Root canals, medically referred to as root canal therapy, may be necessary when the pulp in the root of a tooth is infected or damaged. If left without treatment, this infection could spread and cause further damage to other teeth and even your overall health.
Although the root canal procedure is generally safe, keep an eye out for infection symptoms that may occur after the procedure. Common signs of infection include severe pain, swelling, pus leaking, fever, a foul smell, and an increased feeling of tiredness in the area of the root canal.
- 1. Severe Pain
- 2. Excessive Swelling
- 3. Discharge Leaking
- 4. Foul Smell Coming From the Mouth
- 5. Fever
- 6. Increased Feeling of Tiredness
- What Causes Infection After Root Canal?
- Final Thought
1. Severe Pain
You may most likely feel some soreness or discomfort in the area of the root canal after your root canal. This is normal and not an indication of infection. However, if you experience sharp, throbbing pain days or weeks later, you may have gotten an infection.
2. Excessive Swelling
Swelling after a root canal procedure is also normal and usually subsides within 48 hours with rest and ice packs applied to the outside of the mouth.
The reason for swelling after a root canal is due to the body’s natural response to injury. When the infected pulp is removed, inflammation may occur and cause swelling in the gums, lips, or face.
However, if excessive swelling continues and persists for more than 48 hours, it could be a sign of infection that requires further medical treatment.
3. Discharge Leaking
It’s common to experience some discharge leaking from the site of the root canal after the procedure. This discharge could contain blood and pus, although it should not smell bad or cause any pain. Discharge leaking from the root canal site typically occurs as a sign that your body is healing and the root canal procedure was effective.
But if you experience large amounts of discharge leaking, or the discharge is yellow, brown, or green in color and has a foul odor, it could be a sign of infection as those are caused by bacteria.
4. Foul Smell Coming From the Mouth
If you breathe out of your mouth and notice a foul smell coming from it, this could be an indication of infection. The bacterium that lives inside your mouth can cause this bad odor, and when it gets into the root canals of a tooth it can make the smell even worse.
Fever is the most serious sign that an infection has occurred after a root canal. This is because fever is the body’s immune system‘s response to bacteria when it senses something foreign in the area.
A small part of people may experience a slight fever as their body adjusts and heals from the procedure.
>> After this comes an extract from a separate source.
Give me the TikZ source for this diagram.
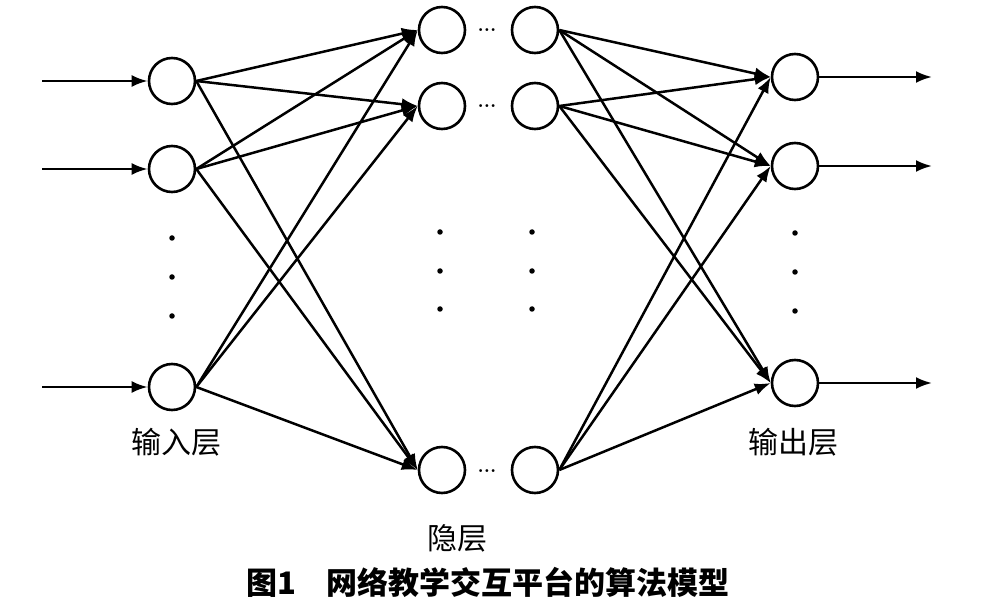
\documentclass[tikz,border=0pt]{standalone}
\usepackage{fontspec}
\newfontfamily\cjk{Noto Sans CJK SC}
\usetikzlibrary{arrows.meta}

\begin{document}
\begin{tikzpicture}[x=1pt,y=-1pt,line width=2.5pt,
		neuron/.style={draw,circle,minimum size=46pt,inner sep=0pt,line width=2.6pt},
		link/.style={-{Latex[length=16pt,width=12pt]}},
		dot/.style={fill,circle,inner sep=0pt,minimum size=5.5pt},
		hdots/.style={anchor=base,inner sep=0pt,font=\bfseries\fontsize{20}{20}\selectfont},
		layername/.style={font=\cjk\fontsize{30}{33}\selectfont}]
			\useasboundingbox (0,0) rectangle (996,601);
			
			\node[neuron] (in1) at (172,81) {};
			\node[neuron] (in2) at (172,169) {};
			\node[neuron] (in3) at (172,387) {};
			\node[neuron] (hl1) at (442,30) {};
			\node[neuron] (hl2) at (442,106) {};
			\node[neuron] (hl3) at (442,470) {};
			\node[neuron] (hr1) at (535,30) {};
			\node[neuron] (hr2) at (535,106) {};
			\node[neuron] (hr3) at (535,470) {};
			\node[neuron] (out1) at (795,77) {};
			\node[neuron] (out2) at (795,166) {};
			\node[neuron] (out3) at (795,383) {};
			
			\coordinate (src1) at (42,81);
			\coordinate (src2) at (42,169);
			\coordinate (src3) at (42,387);
			\coordinate (dst1) at (932,77);
			\coordinate (dst2) at (932,166);
			\coordinate (dst3) at (932,383);
			\draw[link] (src1) -- (in1);
			\draw[link] (src2) -- (in2);
			\draw[link] (src3) -- (in3);
			\draw[link] (out1) -- (dst1);
			\draw[link] (out2) -- (dst2);
			\draw[link] (out3) -- (dst3);
			
			\draw[link] (in1.east) -- (hl1.west);
			\draw[link] (in1.east) -- (hl2.west);
			\draw[link] (in1.east) -- (hl3.west);
			\draw[link] (in2.east) -- (hl1.west);
			\draw[link] (in2.east) -- (hl2.west);
			\draw[link] (in2.east) -- (hl3.west);
			\draw[link] (in3.east) -- (hl1.west);
			\draw[link] (in3.east) -- (hl2.west);
			\draw[link] (in3.east) -- (hl3.west);
			
			\draw[link] (hr1.east) -- (out1.west);
			\draw[link] (hr1.east) -- (out2.west);
			\draw[link] (hr1.east) -- (out3.west);
			\draw[link] (hr2.east) -- (out1.west);
			\draw[link] (hr2.east) -- (out2.west);
			\draw[link] (hr2.east) -- (out3.west);
			\draw[link] (hr3.east) -- (out1.west);
			\draw[link] (hr3.east) -- (out2.west);
			\draw[link] (hr3.east) -- (out3.west);
			
			\node[dot] (din1) at (172,238) {};
			\node[dot] (din2) at (172,277) {};
			\node[dot] (din3) at (172,316) {};
			\node[dot] (dhl1) at (440,232) {};
			\node[dot] (dhl2) at (440,271) {};
			\node[dot] (dhl3) at (440,309) {};
			\node[dot] (dhr1) at (532,232) {};
			\node[dot] (dhr2) at (532,271) {};
			\node[dot] (dhr3) at (532,309) {};
			\node[dot] (dout1) at (795,233) {};
			\node[dot] (dout2) at (795,272) {};
			\node[dot] (dout3) at (795,311) {};
			
			\node[hdots] (hd1) at (487,32) {...};
			\node[hdots] (hd2) at (487,108) {...};
			\node[hdots] (hd3) at (487,472) {...};
			
			\node[layername] (inname) at (176,442) {输入层};
			\node[layername] (outname) at (793,442) {输出层};
			\node[layername] (hidname) at (457,538) {隐层};
			\node[font=\cjk\bfseries\fontsize{31}{34}\selectfont] (caption) at (488,582) {图1\hspace{1em}网络教学交互平台的算法模型};
		\end{tikzpicture}
\end{document}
However, if your temperature rises above 99.5 °F, it is likely a sign of infection and should be addressed by your dentist as soon as possible.
6. Increased Feeling of Tiredness
If you are experiencing a decrease in energy and an increase in tiredness, it could be due to the body’s response to an infection after a root canal. Infections can cause the body to expend energy in order to fight off the bacteria that is invading it and this can lead to feeling tired and weak.
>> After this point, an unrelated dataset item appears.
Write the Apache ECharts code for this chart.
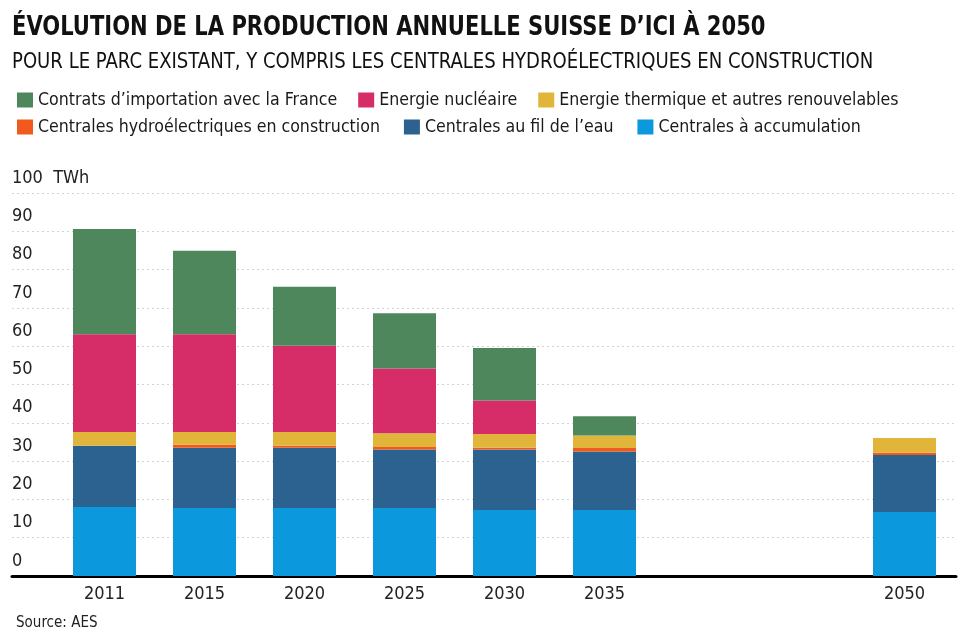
<!DOCTYPE html>
<html>
<head>
<meta charset="utf-8">
<script src="https://cdn.jsdelivr.net/npm/echarts@6/dist/echarts.min.js"></script>
<style>html,body{margin:0;padding:0;background:#fff;}#c{width:972px;height:641px;}</style>
</head>
<body>
<div id="c"></div>
<script>
var categories = ['2011', '2015', '2020', '2025', '2030', '2035', '', '', '2050'];
var yTicks = [0, 10, 20, 30, 40, 50, 60, 70, 80, 90, 100];
var accumulation = [18.0, 17.75, 17.75, 17.75, 17.2, 17.2, null, null, 16.7];
var filDeLEau = [16.0, 15.75, 15.75, 15.25, 15.8, 15.3, null, null, 14.9];
var hydroConstruction = [0, 0.8, 0.5, 0.7, 0.5, 0.9, null, null, 0.6];
var thermique = [3.6, 3.3, 3.6, 3.6, 3.6, 3.3, null, null, 3.8];
var nucleaire = [25.5, 25.5, 22.5, 16.9, 8.7, 0, null, null, 0];
var importFrance = [27.5, 21.8, 15.4, 14.4, 13.7, 5.0, null, null, 0];

var FONT = "'Liberation Sans Narrow', 'DejaVu Sans Condensed', 'Roboto', sans-serif";
var names = {
  imp: 'Contrats d\u2019importation avec la France',
  nuc: 'Energie nucléaire',
  the: 'Energie thermique et autres renouvelables',
  hyd: 'Centrales hydroélectriques en construction',
  fil: 'Centrales au fil de l\u2019eau',
  acc: 'Centrales à accumulation'
};
var colors = {
  imp: '#4f875c', nuc: '#d62c67', the: '#e0b53a',
  hyd: '#f15a1c', fil: '#2b6290', acc: '#0c98dc'
};

function bar(key, data) {
  return {
    name: names[key], type: 'bar', stack: 'total', data: data,
    xAxisIndex: 0, yAxisIndex: 0, barWidth: 63,
    itemStyle: { color: colors[key] }
  };
}

var chart = echarts.init(document.getElementById('c'), null, { renderer: 'canvas' });
var legendText = { fontFamily: FONT, fontSize: 17.6, color: '#1a1a1a' };
chart.setOption({
  animation: false,
  backgroundColor: '#fff',
  graphic: [
    { type: 'text', left: 12, top: 14, scaleX: 0.868,
      style: { text: 'ÉVOLUTION DE LA PRODUCTION ANNUELLE SUISSE D\u2019ICI À 2050',
        font: 'bold 27px ' + FONT, fill: '#111' } },
    { type: 'text', left: 12, top: 51, scaleX: 0.913,
      style: { text: 'POUR LE PARC EXISTANT, Y COMPRIS LES CENTRALES HYDROÉLECTRIQUES EN CONSTRUCTION',
        font: 'normal 22px ' + FONT, fill: '#111' } }
  ],
  title: [
    { text: 'Source: AES', left: 11, top: 611,
      textStyle: { fontFamily: FONT, fontWeight: 'normal', fontSize: 15, color: '#222' } }
  ],
  legend: [
    { left: 12, top: 86, itemWidth: 16, itemHeight: 15, itemGap: 21, icon: 'rect',
      data: [names.imp, names.nuc, names.the], textStyle: legendText, selectedMode: false },
    { left: 12, top: 113, itemWidth: 16, itemHeight: 15, itemGap: 24, icon: 'rect',
      data: [names.hyd, names.fil, names.acc], textStyle: legendText, selectedMode: false }
  ],
  grid: [
    { left: 54.5, right: 17.5, top: 193, bottom: 65 },
    { left: 12, right: 16, top: 193, bottom: 65 }
  ],
  xAxis: [
    { type: 'category', gridIndex: 0, data: categories,
      axisLine: { show: false }, axisTick: { show: false },
      axisLabel: { fontFamily: FONT, fontSize: 18, color: '#222', margin: 9, interval: 0 } },
    { type: 'value', gridIndex: 1, min: 0, max: 1,
      axisLine: { show: true, onZero: true, lineStyle: { color: '#000', width: 3 } },
      axisTick: { show: false }, axisLabel: { show: false }, splitLine: { show: false } }
  ],
  yAxis: [
    { type: 'value', gridIndex: 0, min: 0, max: 100, show: false },
    { type: 'value', gridIndex: 1, min: 0, max: 100, interval: 10,
      axisLine: { show: false }, axisTick: { show: false },
      splitLine: { show: true, lineStyle: { color: '#d2d2d2', width: 1, type: [2, 3] } },
      axisLabel: { inside: true, margin: 0, verticalAlign: 'bottom', padding: [0, 0, 6, 0],
        fontFamily: FONT, fontSize: 18, color: '#222',
        formatter: function (v) { return v === yTicks[yTicks.length - 1] ? v + '  TWh' : String(v); } } }
  ],
  series: [
    bar('acc', accumulation),
    bar('fil', filDeLEau),
    bar('hyd', hydroConstruction),
    bar('the', thermique),
    bar('nuc', nucleaire),
    bar('imp', importFrance)
  ]
});
</script>
</body>
</html>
What Causes Infection After Root Canal?
There are several reasons why you may get an infection after a root canal. Root canal infections occur when bacteria enter the pulp chamber of a tooth and infect the soft tissues, nerves, and blood vessels.
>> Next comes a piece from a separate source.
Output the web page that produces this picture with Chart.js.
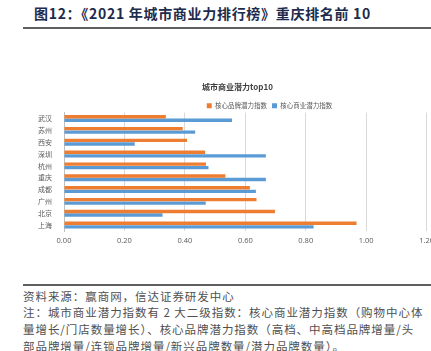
<!DOCTYPE html>
<html>
<head>
<meta charset="utf-8">
<script src="https://cdn.jsdelivr.net/npm/chart.js@4"></script>
<style>
  html, body { margin: 0; padding: 0; background: #fff; overflow: hidden; width: 431px; height: 351px; }
  body { position: relative; font-family: "Noto Sans CJK SC", "Noto Sans", sans-serif; }
  .head { position: absolute; left: 34px; top: 3px; font-size: 14px; font-weight: 700; color: #1d2b4c; white-space: pre; letter-spacing: 0.7px; }
  .rule { position: absolute; left: 23px; width: 408px; background: #5f5f5f; }
  .note { position: absolute; left: 23px; font-size: 11.5px; letter-spacing: 0.95px; color: #505050; white-space: pre; line-height: 16.7px; }
  #box { position: absolute; left: 0; top: 70px; width: 475px; height: 186px; }
</style>
</head>
<body>
<div class="head">图12：《2021 年城市商业力排行榜》重庆排名前 10</div>
<div class="rule" style="top:27px;height:2px"></div>
<div id="box"><canvas id="chart"></canvas></div>
<div class="rule" style="top:284px;height:2px"></div>
<div class="note" style="top:287.5px">资料来源：赢商网，信达证券研发中心
注：城市商业潜力指数有 2 大二级指数：核心商业潜力指数（购物中心体
量增长/门店数量增长）、核心品牌潜力指数（高档、中高档品牌增量/头
部品牌增量/连锁品牌增量/新兴品牌数量/潜力品牌数量）。</div>
<script>
const cities = ['武汉', '苏州', '西安', '深圳', '杭州', '重庆', '成都', '广州', '北京', '上海'];
const brandIndex = [0.337, 0.393, 0.407, 0.467, 0.470, 0.534, 0.615, 0.637, 0.698, 0.968];
const commerceIndex = [0.556, 0.434, 0.234, 0.668, 0.478, 0.668, 0.635, 0.469, 0.326, 0.826];
const seriesNames = ['核心品牌潜力指数', '核心商业潜力指数'];
const xTickMax = 1.2;

const labelColor = '#595959';

new Chart(document.getElementById('chart'), {
  type: 'bar',
  data: {
    labels: cities,
    datasets: [
      { label: seriesNames[0], data: brandIndex, backgroundColor: '#ED7D31' },
      { label: seriesNames[1], data: commerceIndex, backgroundColor: '#5B9BD5' }
    ]
  },
  options: {
    indexAxis: 'y',
    responsive: true, maintainAspectRatio: false, animation: false,
    categoryPercentage: 0.6, barPercentage: 0.95,
    layout: { padding: { top: 8, bottom: 6, left: 0, right: 0 } },
    scales: {
      x: {
        min: 0, max: 1.36,
        afterBuildTicks: s => { s.ticks = s.ticks.filter(t => t.value <= xTickMax + 1e-6); },
        ticks: { stepSize: 0.2, padding: 5, color: labelColor, font: { family: 'Open Sans', size: 7.5 }, callback: v => v.toFixed(2) },
        grid: { color: '#d9d9d9', drawTicks: false },
        border: { display: false }
      },
      y: {
        afterFit: s => { s.width = 64; },
        ticks: { autoSkip: false, padding: 4, color: labelColor, font: { family: 'Noto Sans CJK SC', size: 7 } },
        grid: { display: false },
        border: { color: '#bfbfbf' }
      }
    },
    plugins: {
      title: { display: true, text: '城市商业潜力top10', color: '#404040', font: { family: 'Noto Sans CJK SC', size: 8, weight: 'bold' }, padding: { top: 4, bottom: 6 } },
      legend: {
        fullSize: false, maxHeight: 15,
        labels: { boxWidth: 5, boxHeight: 5, padding: 5, color: labelColor, font: { family: 'Noto Sans CJK SC', size: 6.5 } }
      },
      tooltip: { enabled: false }
    }
  }
});
</script>
</body>
</html>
1. The Root Canal Procedure May Have Been Incomplete
During a root canal, your dentist must clean out all of the diseased tissue inside the tooth and fill in any cavities or other areas of decay. If there are spots that weren’t completely filled in or cleaned properly during the procedure, it can easily infection.
Sometimes, it can be difficult to thoroughly clean and disinfect all of the nooks and crannies of the root canals due to the complication of the shape of your root canals. This can lead to bacteria being left behind and causing infection.
2. Delay in Placing Your Crown
Another common cause of root canal infections is a delay in placing the crown. The crown is placed over the root canal to protect it from bacteria, but if it isn’t placed soon enough, bacteria can enter and travel down into the root canal, causing infection.
3. Your Tooth May Have Extra Canals
Sometimes teeth can have extra root canals that are not visible to the naked eye. These extra canals are unable to be filled and therefore cannot be protected from bacteria. If these additional canals are not treated, the bacteria can then spread and cause an infection.
4. Don’t Follow Post-treatment Instructions
You need to follow all post-treatment instructions provided by your dentist, including eating soft foods and avoiding strenuous physical activity that may aggravate the area of treatment.
Proper oral hygiene practices should also be followed to help reduce the risk of infection.
Improper oral hygiene can also cause root canal infections. Not brushing and flossing your teeth regularly can lead to a buildup of plaque, which is a haven for bacteria. If this bacteria enters the pulp chamber through a crack in the tooth or from food particles trapped in between the teeth, it can rapidly spread throughout the entire root canal system, leading to infection.
If you have recently had a root canal and are experiencing any of the above signs, it is important to contact your dentist right away.
Early detection and treatment can help prevent further complications from an infection and speed up the healing process. Your dentist will be able to diagnose the issue and create a plan of action to make sure it’s properly treated.